Drop the images; return everything else in the listing below exactly.

* Begin *

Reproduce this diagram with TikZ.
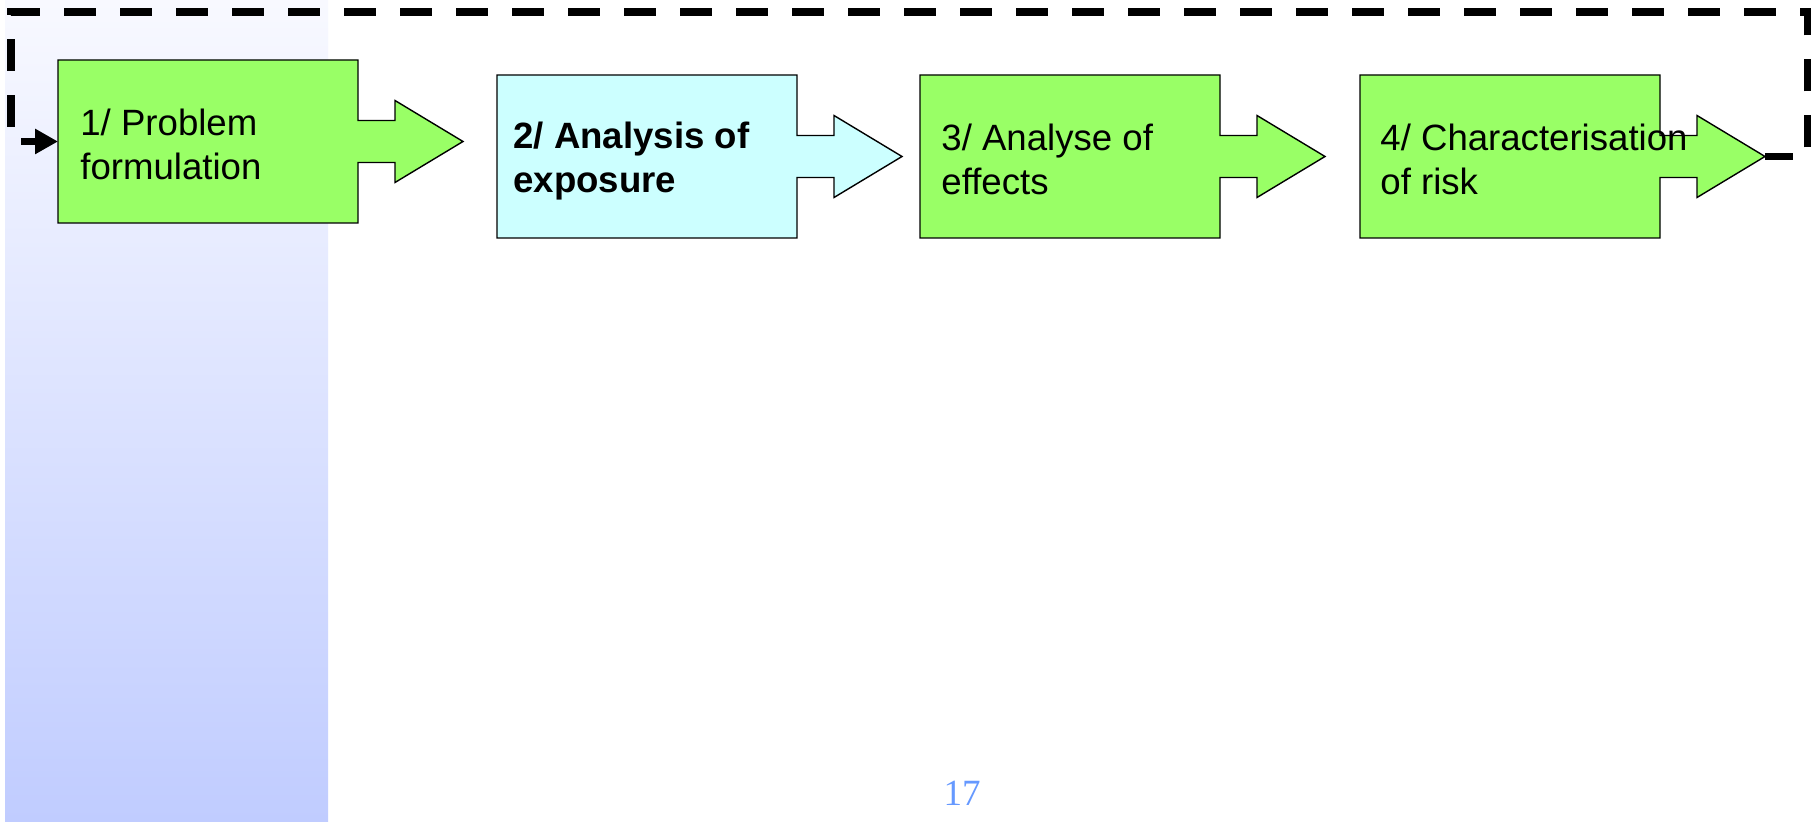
\documentclass[tikz,border=0pt]{standalone}
\usepackage{fontspec}
\setmainfont{Liberation Sans}
\newfontfamily\pagenumfont{Liberation Serif}
\usetikzlibrary{arrows.meta}
\definecolor{boxgreen}{HTML}{99FF66}
\definecolor{boxcyan}{HTML}{CCFFFF}
\definecolor{pagenum}{HTML}{6699FF}
\definecolor{bandtop}{HTML}{F8F9FF}
\definecolor{bandbot}{HTML}{C0CCFF}
\tikzset{
  shapeline/.style={draw=black, line width=0.7pt, line join=miter},
  steptext/.style={anchor=west, align=left, inner sep=0pt, text=black,
    font=\fontsize{18.3}{22}\selectfont},
  loopline/.style={draw=black, line width=3.6pt, dash pattern=on 16pt off 12pt,
    dash phase=2pt, line join=miter,
    -{Triangle[length=11.5pt,width=12pt]}},
}
% #1 name, #2 left x, #3 centre y, #4 fill colour
\newcommand\stepshape[4]{%
  \draw[shapeline, fill=#4] (#2,#3-81.5) -- ++(300,0) -- ++(0,60.5) -- ++(37,0)
    -- ++(0,-20) -- ++(68,41) -- ++(-68,41) -- ++(0,-20) -- ++(-37,0)
    -- ++(0,60.5) -- ++(-300,0) -- cycle;
  \coordinate (#1-w) at (#2,#3);
  \coordinate (#1-tip) at (#2+405,#3);
}
\begin{document}
\begin{tikzpicture}[x=0.5pt, y=-0.5pt]
  \useasboundingbox (0,0) rectangle (1811,822);
  \fill[white] (0,0) rectangle (1811,822);
  \shade[top color=bandtop, bottom color=bandbot] (5,0) rectangle (328,822);

  \stepshape{b1}{58}{141.5}{boxgreen}
  \stepshape{b2}{497}{156.5}{boxcyan}
  \stepshape{b3}{920}{156.5}{boxgreen}
  \stepshape{b4}{1360}{156.5}{boxgreen}

  \node[steptext] (t1) at (80,144.5) {1/ Problem\\formulation};
  \node[steptext, font=\fontsize{18.3}{22}\selectfont\bfseries] (t2) at (513,161.5) {2/ Analysis of\\exposure};
  \node[steptext] (t3) at (941,159.5) {3/ Analyse of\\effects};
  \node[steptext] (t4) at (1380,159.5) {4/ Characterisation\\of risk};

  \coordinate (cr) at (1808,12);
  \coordinate (cl) at (11,12);
  \draw[loopline] (b4-tip) -| (cr) -- (cl) |- (b1-w);

  \node[text=pagenum, inner sep=0pt, font=\pagenumfont\fontsize{18.5}{22}\selectfont] (pg) at (962,793.5) {17};
\end{tikzpicture}
\end{document}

* End *

### [Problem solution]
Reproduce this diagram with TikZ.
\documentclass[tikz,border=0pt]{standalone}
\usepackage{fontspec}
\setmainfont{Liberation Sans}
\newfontfamily\pagenumfont{Liberation Serif}
\usetikzlibrary{arrows.meta}
\definecolor{boxgreen}{HTML}{99FF66}
\definecolor{boxcyan}{HTML}{CCFFFF}
\definecolor{pagenum}{HTML}{6699FF}
\definecolor{bandtop}{HTML}{F8F9FF}
\definecolor{bandbot}{HTML}{C0CCFF}
\tikzset{
  shapeline/.style={draw=black, line width=0.7pt, line join=miter},
  steptext/.style={anchor=west, align=left, inner sep=0pt, text=black,
    font=\fontsize{18.3}{22}\selectfont},
  loopline/.style={draw=black, line width=3.6pt, dash pattern=on 16pt off 12pt,
    dash phase=2pt, line join=miter,
    -{Triangle[length=11.5pt,width=12pt]}},
}
% #1 name, #2 left x, #3 centre y, #4 fill colour
\newcommand\stepshape[4]{%
  \draw[shapeline, fill=#4] (#2,#3-81.5) -- ++(300,0) -- ++(0,60.5) -- ++(37,0)
    -- ++(0,-20) -- ++(68,41) -- ++(-68,41) -- ++(0,-20) -- ++(-37,0)
    -- ++(0,60.5) -- ++(-300,0) -- cycle;
  \coordinate (#1-w) at (#2,#3);
  \coordinate (#1-tip) at (#2+405,#3);
}
\begin{document}
\begin{tikzpicture}[x=0.5pt, y=-0.5pt]
  \useasboundingbox (0,0) rectangle (1811,822);
  \fill[white] (0,0) rectangle (1811,822);
  \shade[top color=bandtop, bottom color=bandbot] (5,0) rectangle (328,822);

  \stepshape{b1}{58}{141.5}{boxgreen}
  \stepshape{b2}{497}{156.5}{boxcyan}
  \stepshape{b3}{920}{156.5}{boxgreen}
  \stepshape{b4}{1360}{156.5}{boxgreen}

  \node[steptext] (t1) at (80,144.5) {1/ Problem\\formulation};
  \node[steptext, font=\fontsize{18.3}{22}\selectfont\bfseries] (t2) at (513,161.5) {2/ Analysis of\\exposure};
  \node[steptext] (t3) at (941,159.5) {3/ Analyse of\\effects};
  \node[steptext] (t4) at (1380,159.5) {4/ Characterisation\\of risk};

  \coordinate (cr) at (1808,12);
  \coordinate (cl) at (11,12);
  \draw[loopline] (b4-tip) -| (cr) -- (cl) |- (b1-w);

  \node[text=pagenum, inner sep=0pt, font=\pagenumfont\fontsize{18.5}{22}\selectfont] (pg) at (962,793.5) {17};
\end{tikzpicture}
\end{document}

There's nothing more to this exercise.